More than 1,500 war refugees and economic migrants — most of the latter from Asia and Africa — are being held at a former military camp outside the capital, Nicosia.  While it was designed as a processing centre where new arrivals would remain for only three days, some have been held there for months in poor conditions.  The Pope has offered to fly 50 migrants to Italy where they will be resettled by San’Egidio, a Catholic charitable organisation. The first 14 — including a Cameroonian couple trapped for six months in no-man’s land — and men held in prison for illegal entry —  are set to fly to Italy in mid-December, the majority after Christmas. Pope Francis’ gesture, designed to highlight the plight of migrants, amounts to a drop of water in an ocean of refugees and economic migrants.

Yesterday Pope Francis made his second journey to the Greek island of Lesbos, which he visited in 2016 to meet migrants in order to call attention to their situation.  At least 15,000 men, women and children remain incarcerated in camps there and other Greek islands due to the refusal of EU states to share the burdens of resettling them.  In a March interview with the Guardian, Imogen Sudbery, the International Rescue Committee’s director of policy and advocacy in Europe, urged EU leaders to relocate migrants on the islands to the mainland.  “EU leaders face a stark choice. Either they can continue to relinquish responsibility for their own migration policies and leave people suffering at their borders, or they can step up and fulfil their moral and legal obligations to protect.” However, moving them to the Greek mainland does not resolve the problem they pose for Greece, which is just beginning

to recover from its own economic meltdown.

Germany’s successful absorption of migrants who entered that country in 2014-15, more than half of the million escaping from the war in Syria, should be a model other European countries might follow.  According to an Iraqi who has been involved in settling refugees, Syrians have adapted well, completed the process of becoming permanent residents, helped countrymen adjust, and secured employment.
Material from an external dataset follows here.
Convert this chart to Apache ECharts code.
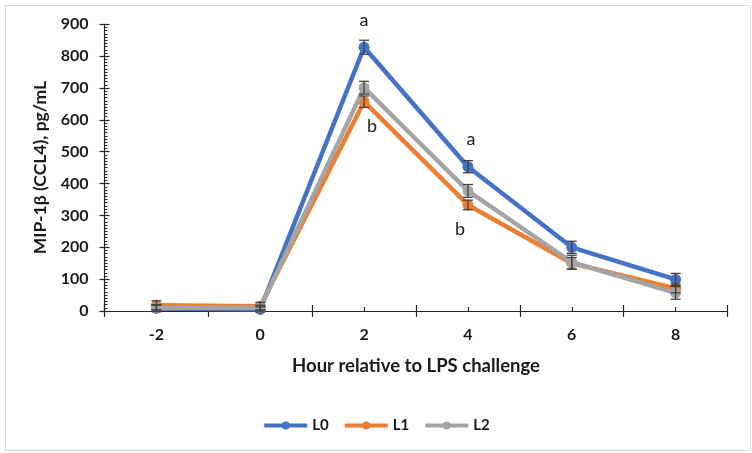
<!DOCTYPE html>
<html>
<head>
<meta charset="utf-8">
<script src="https://cdn.jsdelivr.net/npm/echarts@6/dist/echarts.min.js"></script>
<style>html,body{margin:0;padding:0;background:#fff;}#c{width:752px;height:453px;}</style>
</head>
<body>
<div id="c"></div>
<script>
const hours = [-2, 0, 2, 4, 6, 8];
const xTickLabels = [-2, 0, 2, 4, 6, 8];
const xBoundaryTicks = [-3, -1, 1, 3, 5, 7, 9];
const seriesNames = ['L0', 'L1', 'L2'];
const L0 = [8, 5, 828, 453, 200, 99];
const L1 = [18, 15, 657, 333, 150, 71];
const L2 = [10, 10, 701, 377, 153, 57];
const L0err = [10, 8, 22, 19, 19, 19];
const L1err = [14, 12, 18, 15, 18, 14];
const L2err = [10, 8, 20, 20, 22, 20];
const L0letters = ['', '', 'a', 'a', '', ''];
const L1letters = ['', '', 'b', 'b', '', ''];

const colors = ['#4472C4', '#ED7D31', '#A5A5A5'];
const FONT = 'Lato';
const AXIS = '#262626';

const values = [L0, L1, L2];
const errs = [L0err, L1err, L2err];
const letters = [L0letters, L1letters, null];
const letterCfg = {
  0: { 2: { position: 'top', distance: 13, offset: [0, 0] }, 3: { position: 'top', distance: 13, offset: [3, 0] } },
  1: { 2: { position: 'bottom', distance: 10, offset: [8, 0] }, 3: { position: 'bottom', distance: 10, offset: [-8, 0] } }
};

const chart = echarts.init(document.getElementById('c'), null, { renderer: 'canvas' });

const series = [];
values.forEach((vals, si) => {
  series.push({
    name: seriesNames[si],
    type: 'line',
    xAxisIndex: 0, yAxisIndex: 0,
    data: vals.map((v, i) => {
      const item = { value: [hours[i], v] };
      if (letters[si] && letters[si][i]) {
        const c = letterCfg[si][i];
        item.label = {
          show: true, formatter: letters[si][i], position: c.position, distance: c.distance,
          offset: c.offset, fontFamily: FONT, fontSize: 18, color: '#1a1a1a', fontWeight: 'normal'
        };
      }
      return item;
    }),
    symbol: 'circle', symbolSize: 11,
    lineStyle: { width: 4.5, color: colors[si] },
    itemStyle: { color: colors[si] },
    label: { show: false },
    z: 2 + si,
    animation: false
  });
});
values.forEach((vals, si) => {
  series.push({
    type: 'custom',
    xAxisIndex: 0, yAxisIndex: 0,
    data: vals.map((v, i) => [hours[i], v, errs[si][i]]),
    encode: { x: 0, y: 1 },
    renderItem: function (params, api) {
      const x = api.value(0), y = api.value(1), e = api.value(2);
      const top = api.coord([x, y + e]);
      const bot = api.coord([x, y - e]);
      const hw = 5;
      const st = { stroke: '#404040', lineWidth: 1.3 };
      return {
        type: 'group',
        children: [
          { type: 'line', shape: { x1: top[0], y1: top[1], x2: bot[0], y2: bot[1] }, style: st },
          { type: 'line', shape: { x1: top[0] - hw, y1: top[1], x2: top[0] + hw, y2: top[1] }, style: st },
          { type: 'line', shape: { x1: bot[0] - hw, y1: bot[1], x2: bot[0] + hw, y2: bot[1] }, style: st }
        ]
      };
    },
    z: 10,
    silent: true,
    animation: false
  });
});

const gridCfg = { left: 104.5, right: 24.5, top: 24.3, bottom: 142 };

chart.setOption({
  animation: false,
  backgroundColor: '#fff',
  color: colors,
  graphic: [{
    type: 'rect', left: 3, top: 3, shape: { width: 745, height: 445 },
    style: { fill: 'none', stroke: '#d9d9d9', lineWidth: 1 }, silent: true, z: -1
  }],
  grid: gridCfg,
  legend: {
    data: seriesNames, top: 413, left: 'center',
    itemWidth: 43, itemHeight: 10, itemGap: 14,
    lineStyle: { width: 4 },
    textStyle: { fontFamily: FONT, fontSize: 15, fontWeight: 'bold', color: '#1a1a1a' }
  },
  xAxis: [{
    type: 'value', min: -3, max: 9, interval: 1,
    name: 'Hour relative to LPS challenge', nameLocation: 'middle', nameGap: 46,
    nameTextStyle: { fontFamily: FONT, fontSize: 18.5, fontWeight: 'bold', color: '#1a1a1a' },
    axisLine: { show: true, onZero: false, lineStyle: { color: AXIS, width: 1.2 } },
    axisTick: { show: true, customValues: xBoundaryTicks, length: 6, lineStyle: { color: AXIS, width: 1.2 } },
    axisLabel: { customValues: xTickLabels, fontFamily: FONT, fontSize: 16, fontWeight: 'bold', color: '#1a1a1a', margin: 16 },
    splitLine: { show: false }
  }, {
    type: 'value', min: -3, max: 9, interval: 1, position: 'bottom',
    axisLine: { show: false, onZero: false },
    axisTick: { show: true, inside: true, customValues: xBoundaryTicks, length: 6, lineStyle: { color: AXIS, width: 1.2 } },
    axisLabel: { show: false }, splitLine: { show: false }
  }, {
    type: 'value', min: -3, max: 9, interval: 1, position: 'bottom',
    axisLine: { show: false, onZero: false },
    axisTick: { show: true, inside: true, customValues: xTickLabels, length: 4, lineStyle: { color: AXIS, width: 1.2 } },
    axisLabel: { show: false }, splitLine: { show: false }
  }],
  yAxis: [{
    type: 'value', min: 0, max: 900, interval: 100,
    name: 'MIP-1β (CCL4), pg/mL', nameLocation: 'middle', nameGap: 55,
    nameTextStyle: { fontFamily: FONT, fontSize: 17.5, fontWeight: 'bold', color: '#1a1a1a' },
    axisLine: { show: true, onZero: false, lineStyle: { color: AXIS, width: 1.2 } },
    axisTick: { show: true, length: 5, lineStyle: { color: AXIS, width: 1.2 } },
    axisLabel: { fontFamily: FONT, fontSize: 16, fontWeight: 'bold', color: '#1a1a1a', margin: 16 },
    splitLine: { show: false }
  }, {
    type: 'value', min: 0, max: 900, interval: 100, position: 'left',
    axisLine: { show: false, onZero: false },
    axisTick: { show: true, inside: true, length: 5, lineStyle: { color: AXIS, width: 1.2 } },
    minorTick: { show: true, splitNumber: 10, length: 3, lineStyle: { color: AXIS, width: 1 } },
    axisLabel: { show: false }, splitLine: { show: false }
  }],
  series: series
});
</script>
</body>
</html>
Syrians may have been successful because their background is more akin to that of Europeans than that of Africans and Afghans.  Syrians also feel they have no choice but to succeed because their homeland remains at war and reconstruction has not begun due to lingering violence and sanctions.  Once Syria is at peace and rebuilding begins, there is likely to be a mass influx of Syrians from abroad. Tens of thousands of Syrians dearly miss home and are eager to invest their energy, expertise and money in rebuilding their country.